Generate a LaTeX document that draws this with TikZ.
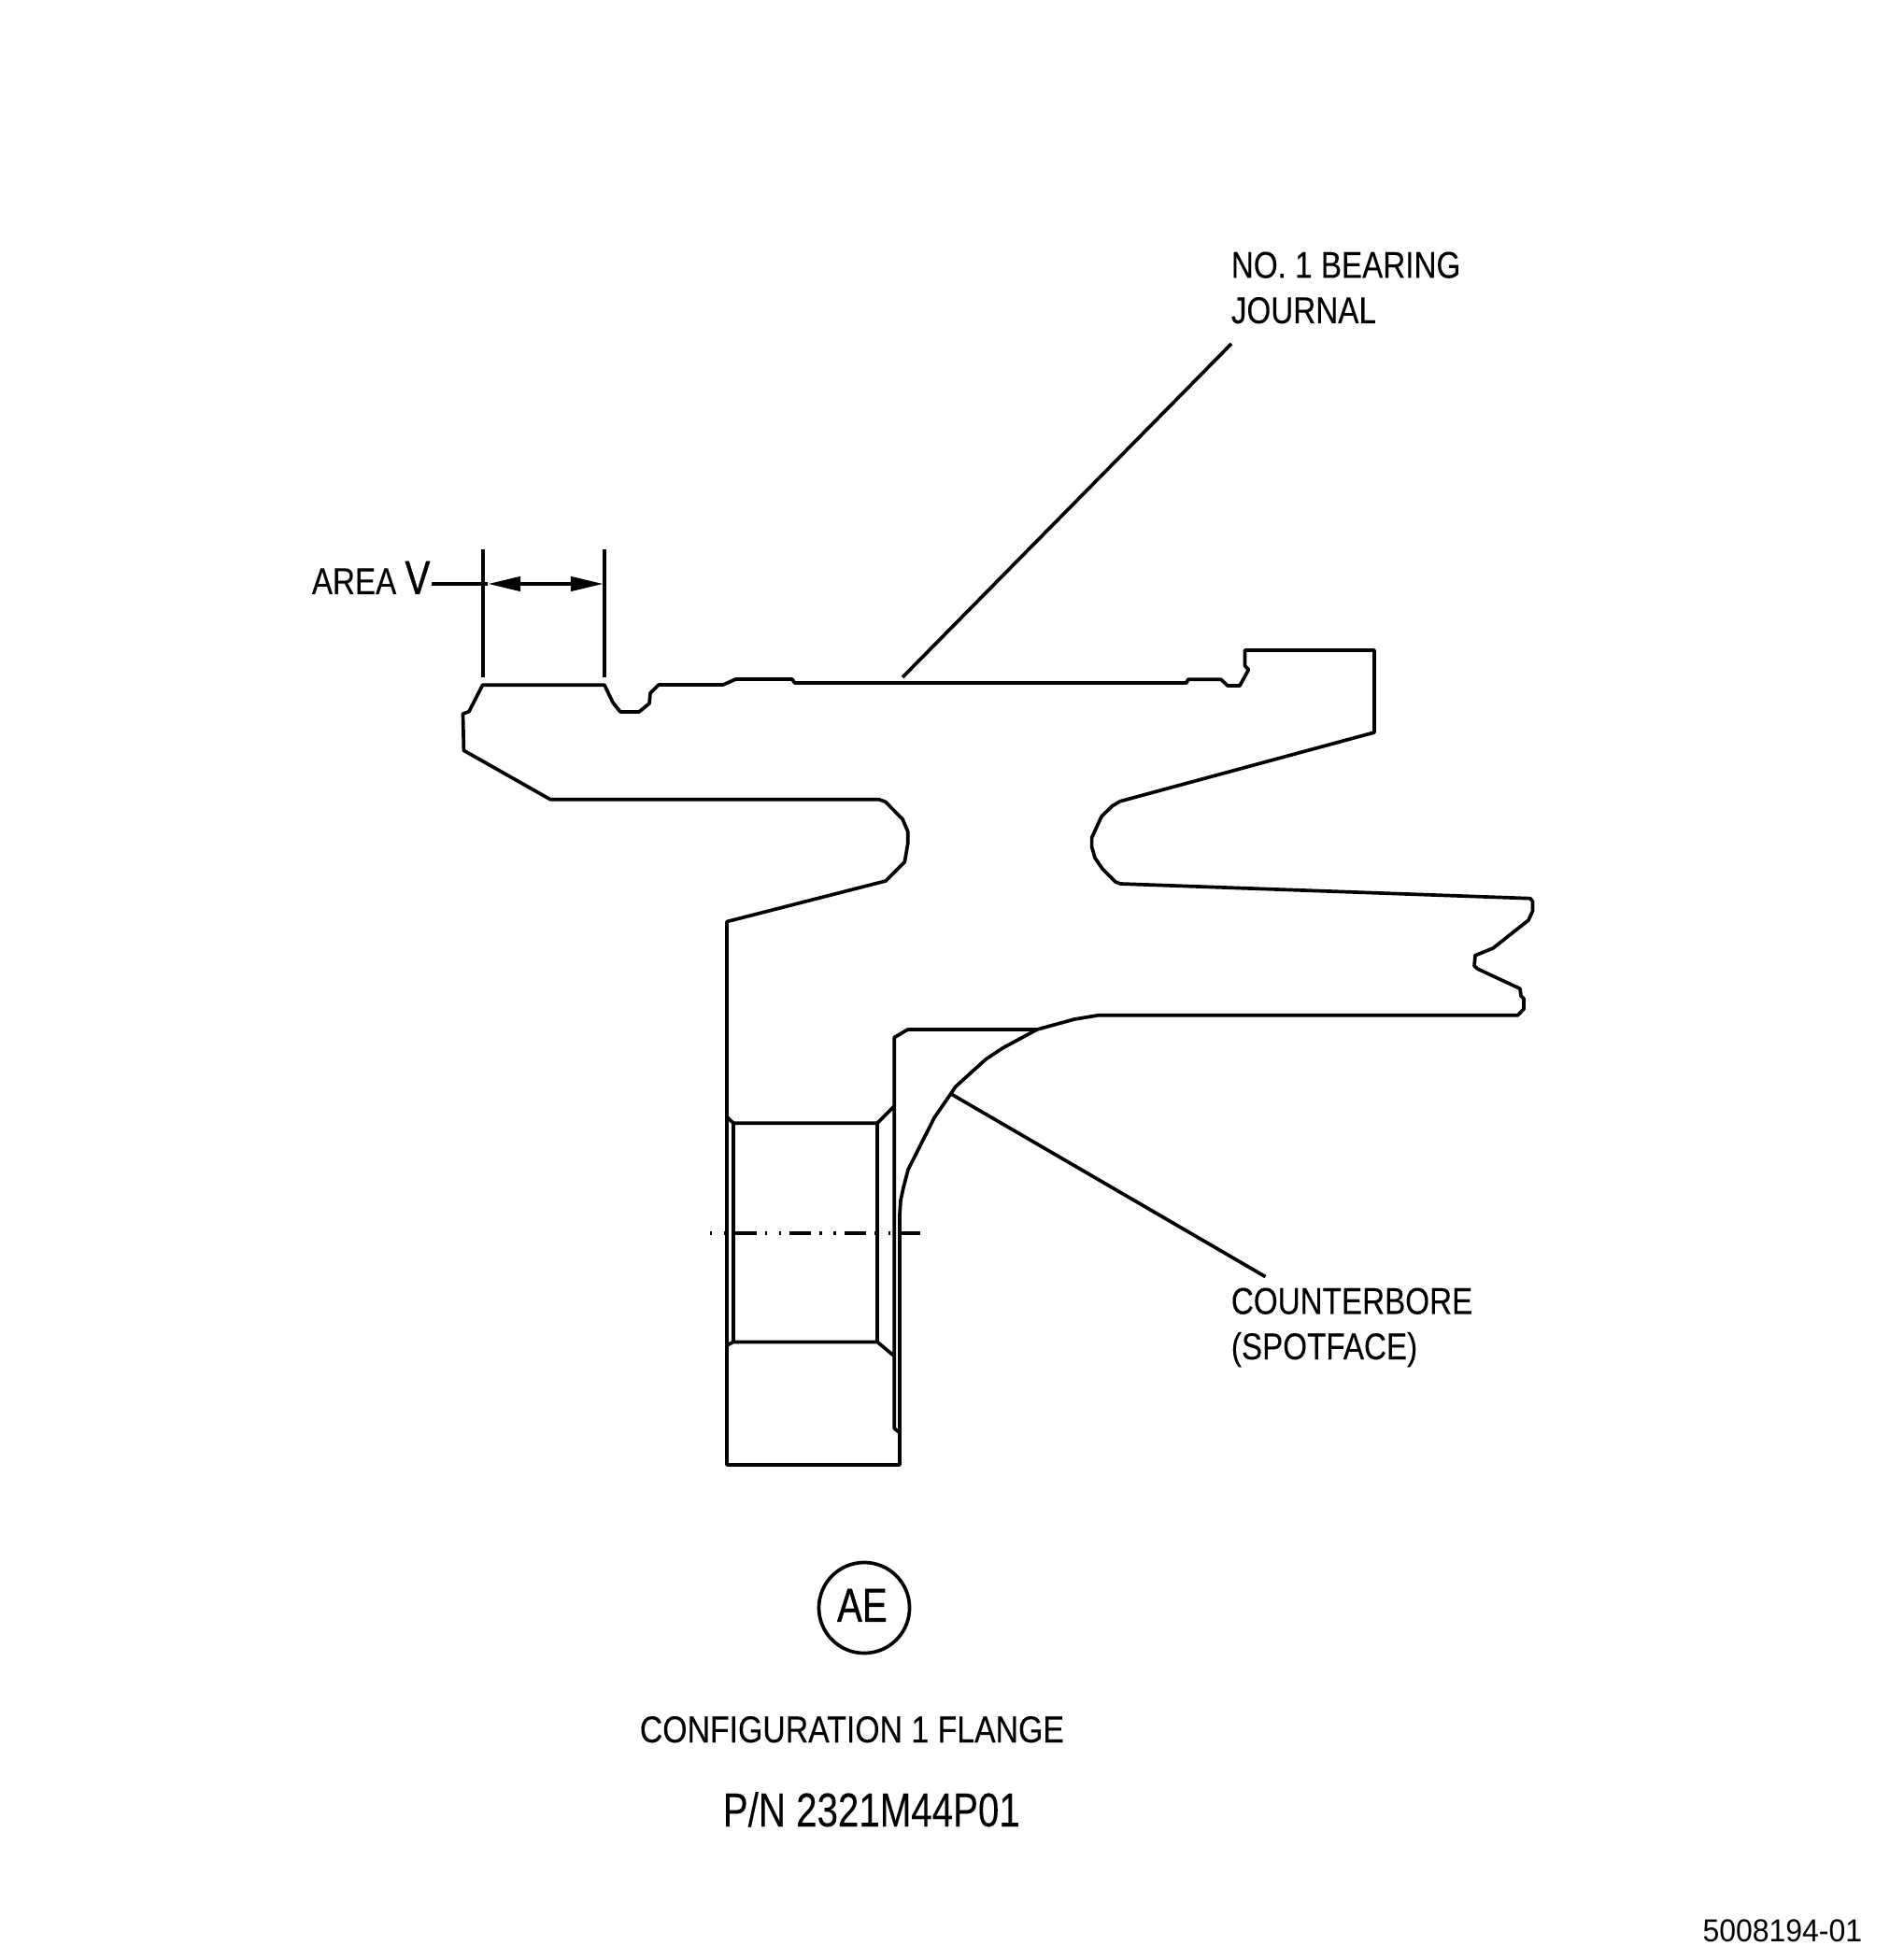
\documentclass[tikz,border=0pt]{standalone}
\usepackage{fontspec}
\usepackage{tikz}
\usetikzlibrary{arrows.meta}
\newfontfamily\drawfont{Liberation Sans}[FakeStretch=0.83,FakeBold=0.15]
\newfontfamily\flangefont{Liberation Sans}[FakeStretch=0.845,FakeBold=0.15]
\newfontfamily\partfont{Liberation Sans}[FakeStretch=0.79,FakeBold=0.1]
\newfontfamily\markfont{Liberation Sans}[FakeStretch=0.79,FakeBold=0.8]
\newfontfamily\figfont{Liberation Sans}[FakeStretch=0.94]
\newcommand{\notefont}{\drawfont\fontsize{11.38}{13.8}\selectfont}
\newcommand{\bigfont}{\partfont\fontsize{14.5}{17}\selectfont}
\newcommand{\tagfont}{\markfont\fontsize{14.5}{17}\selectfont}

\begin{document}
\begin{tikzpicture}[x=0.01cm,y=-0.01cm,line width=1.05pt,line join=round,
	note/.style={inner sep=0pt,anchor=base west,align=left,font=\notefont},
	dimtip/.style={{Triangle[length=3.5mm,width=1.5mm]}-{Triangle[length=3.5mm,width=1.5mm]}},
	heavy/.style={line width=1.4pt},
	centre/.style={line width=1pt,dash pattern=on 0.7pt off 3.5pt on 0.7pt off 2.6pt on 6.6pt off 2.6pt}]
	
	\useasboundingbox (0,0) rectangle (2022,2098);
	
	% flange section
	\draw (516.5,733.3) -- (647,733.3) -- (656,752) -- (664,762) -- (684,762) -- (695,753) -- (696,742) -- (705,733)
	-- (774,733) -- (787.5,727) -- (848,727) -- (850.5,731) -- (1270,731) -- (1271.6,727.3) -- (1307,727.3)
	-- (1314,734) -- (1327,734) -- (1336.5,716.7) -- (1332.5,712.7) -- (1332.5,696) -- (1471,696) -- (1471,784)
	-- (1199,857.7) -- (1190.5,862.7) -- (1179,874) -- (1168.6,896.7) -- (1168.6,906.7) -- (1172,918.3)
	-- (1180,930) -- (1194,944) -- (1199,946) -- (1638,961.7) -- (1640.5,965) -- (1640.5,975) -- (1636,985)
	-- (1598,1015) -- (1579,1022.7) -- (1578,1034) -- (1582,1037.3) -- (1627,1058.3) -- (1628,1066) -- (1631,1069)
	-- (1631,1080) -- (1624.6,1086.7) -- (1176,1086.7) -- (1150,1091) -- (1110,1102) -- (1073,1122) -- (1055,1134)
	-- (1023,1163) -- (1000,1196.5) -- (972,1252) -- (967,1271) -- (964,1285) -- (963,1300) -- (963,1568) -- (778,1568)
	-- (778,986.5) -- (948,943) -- (968.3,922.7) -- (971.7,903) -- (971.7,890) -- (966,876.7) -- (947.7,858.3)
	-- (940.7,855.7) -- (589,855.7) -- (496.4,803.3) -- (495.5,764) -- (502,761.7) -- cycle;
	
	% counterbore
	\draw (1110,1102) -- (971.7,1102) -- (957.3,1110.4) -- (957.3,1529) -- (964,1534.4);
	\draw[heavy] (963,1300) -- (963,1568);
	
	% hole
	\draw (778,1195.5) -- (785,1202.3) -- (939,1202.3) -- (957.3,1184);
	\draw (778,1440) -- (785,1436.4) -- (939,1436.4) -- (957.3,1451.6);
	\draw (785,1202.3) -- (785,1436.4);
	\draw[heavy] (939,1202.3) -- (939,1436.4);
	\draw[centre] (760,1320) -- (985,1320);
	
	% area limits
	\foreach \x in {517,647}
	{
		\draw (\x,588) -- (\x,725);
	}
	
	\node[note] (areav) at (332,636) {AREA {\tagfont V}};
	\coordinate (dimleft) at (522,625);
	\coordinate (dimright) at (646,625);
	\draw (areav.east |- dimleft) -- (dimleft);
	\draw[dimtip,line width=1.2pt] (dimleft) -- (dimright);
	
	\node[note] (journal) at (1316,346) {NO. 1 BEARING\\JOURNAL};
	\coordinate (journalstart) at (1318,368);
	\coordinate (journalend) at (966,725);
	\draw (journalstart) -- (journalend);
	
	\node[note] (counterbore) at (1316,1455) {COUNTERBORE\\(SPOTFACE)};
	\coordinate (borestart) at (1354.5,1366.6);
	\coordinate (boreend) at (1018,1171);
	\draw (borestart) -- (boreend);
	
	\node[draw,circle,inner sep=0pt,minimum size=0.97cm,font=\tagfont] (config) at (925,1721) {\hspace{-1.2pt}\raisebox{1.5pt}{AE}};
	\node[note,font=\flangefont\fontsize{11.38}{13.8}\selectfont] (flange) at (683,1865) {CONFIGURATION 1 FLANGE};
	\node[inner sep=0pt,anchor=base west,font=\bigfont] (partno) at (772,1955) {P/N 2321M44P01};
	\node[inner sep=0pt,anchor=base east,font=\figfont\fontsize{9.67}{11}\selectfont] (figno) at (1995,2078) {5008194-01};
	\end{tikzpicture}
\end{document}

◆ SET PROBLEM
Skip every picture and transcribe the data above exactly.

◆ RESPONSE TO THIS TASK
Generate a LaTeX document that draws this with TikZ.
\documentclass[tikz,border=0pt]{standalone}
\usepackage{fontspec}
\usepackage{tikz}
\usetikzlibrary{arrows.meta}
\newfontfamily\drawfont{Liberation Sans}[FakeStretch=0.83,FakeBold=0.15]
\newfontfamily\flangefont{Liberation Sans}[FakeStretch=0.845,FakeBold=0.15]
\newfontfamily\partfont{Liberation Sans}[FakeStretch=0.79,FakeBold=0.1]
\newfontfamily\markfont{Liberation Sans}[FakeStretch=0.79,FakeBold=0.8]
\newfontfamily\figfont{Liberation Sans}[FakeStretch=0.94]
\newcommand{\notefont}{\drawfont\fontsize{11.38}{13.8}\selectfont}
\newcommand{\bigfont}{\partfont\fontsize{14.5}{17}\selectfont}
\newcommand{\tagfont}{\markfont\fontsize{14.5}{17}\selectfont}

\begin{document}
\begin{tikzpicture}[x=0.01cm,y=-0.01cm,line width=1.05pt,line join=round,
	note/.style={inner sep=0pt,anchor=base west,align=left,font=\notefont},
	dimtip/.style={{Triangle[length=3.5mm,width=1.5mm]}-{Triangle[length=3.5mm,width=1.5mm]}},
	heavy/.style={line width=1.4pt},
	centre/.style={line width=1pt,dash pattern=on 0.7pt off 3.5pt on 0.7pt off 2.6pt on 6.6pt off 2.6pt}]
	
	\useasboundingbox (0,0) rectangle (2022,2098);
	
	% flange section
	\draw (516.5,733.3) -- (647,733.3) -- (656,752) -- (664,762) -- (684,762) -- (695,753) -- (696,742) -- (705,733)
	-- (774,733) -- (787.5,727) -- (848,727) -- (850.5,731) -- (1270,731) -- (1271.6,727.3) -- (1307,727.3)
	-- (1314,734) -- (1327,734) -- (1336.5,716.7) -- (1332.5,712.7) -- (1332.5,696) -- (1471,696) -- (1471,784)
	-- (1199,857.7) -- (1190.5,862.7) -- (1179,874) -- (1168.6,896.7) -- (1168.6,906.7) -- (1172,918.3)
	-- (1180,930) -- (1194,944) -- (1199,946) -- (1638,961.7) -- (1640.5,965) -- (1640.5,975) -- (1636,985)
	-- (1598,1015) -- (1579,1022.7) -- (1578,1034) -- (1582,1037.3) -- (1627,1058.3) -- (1628,1066) -- (1631,1069)
	-- (1631,1080) -- (1624.6,1086.7) -- (1176,1086.7) -- (1150,1091) -- (1110,1102) -- (1073,1122) -- (1055,1134)
	-- (1023,1163) -- (1000,1196.5) -- (972,1252) -- (967,1271) -- (964,1285) -- (963,1300) -- (963,1568) -- (778,1568)
	-- (778,986.5) -- (948,943) -- (968.3,922.7) -- (971.7,903) -- (971.7,890) -- (966,876.7) -- (947.7,858.3)
	-- (940.7,855.7) -- (589,855.7) -- (496.4,803.3) -- (495.5,764) -- (502,761.7) -- cycle;
	
	% counterbore
	\draw (1110,1102) -- (971.7,1102) -- (957.3,1110.4) -- (957.3,1529) -- (964,1534.4);
	\draw[heavy] (963,1300) -- (963,1568);
	
	% hole
	\draw (778,1195.5) -- (785,1202.3) -- (939,1202.3) -- (957.3,1184);
	\draw (778,1440) -- (785,1436.4) -- (939,1436.4) -- (957.3,1451.6);
	\draw (785,1202.3) -- (785,1436.4);
	\draw[heavy] (939,1202.3) -- (939,1436.4);
	\draw[centre] (760,1320) -- (985,1320);
	
	% area limits
	\foreach \x in {517,647}
	{
		\draw (\x,588) -- (\x,725);
	}
	
	\node[note] (areav) at (332,636) {AREA {\tagfont V}};
	\coordinate (dimleft) at (522,625);
	\coordinate (dimright) at (646,625);
	\draw (areav.east |- dimleft) -- (dimleft);
	\draw[dimtip,line width=1.2pt] (dimleft) -- (dimright);
	
	\node[note] (journal) at (1316,346) {NO. 1 BEARING\\JOURNAL};
	\coordinate (journalstart) at (1318,368);
	\coordinate (journalend) at (966,725);
	\draw (journalstart) -- (journalend);
	
	\node[note] (counterbore) at (1316,1455) {COUNTERBORE\\(SPOTFACE)};
	\coordinate (borestart) at (1354.5,1366.6);
	\coordinate (boreend) at (1018,1171);
	\draw (borestart) -- (boreend);
	
	\node[draw,circle,inner sep=0pt,minimum size=0.97cm,font=\tagfont] (config) at (925,1721) {\hspace{-1.2pt}\raisebox{1.5pt}{AE}};
	\node[note,font=\flangefont\fontsize{11.38}{13.8}\selectfont] (flange) at (683,1865) {CONFIGURATION 1 FLANGE};
	\node[inner sep=0pt,anchor=base west,font=\bigfont] (partno) at (772,1955) {P/N 2321M44P01};
	\node[inner sep=0pt,anchor=base east,font=\figfont\fontsize{9.67}{11}\selectfont] (figno) at (1995,2078) {5008194-01};
	\end{tikzpicture}
\end{document}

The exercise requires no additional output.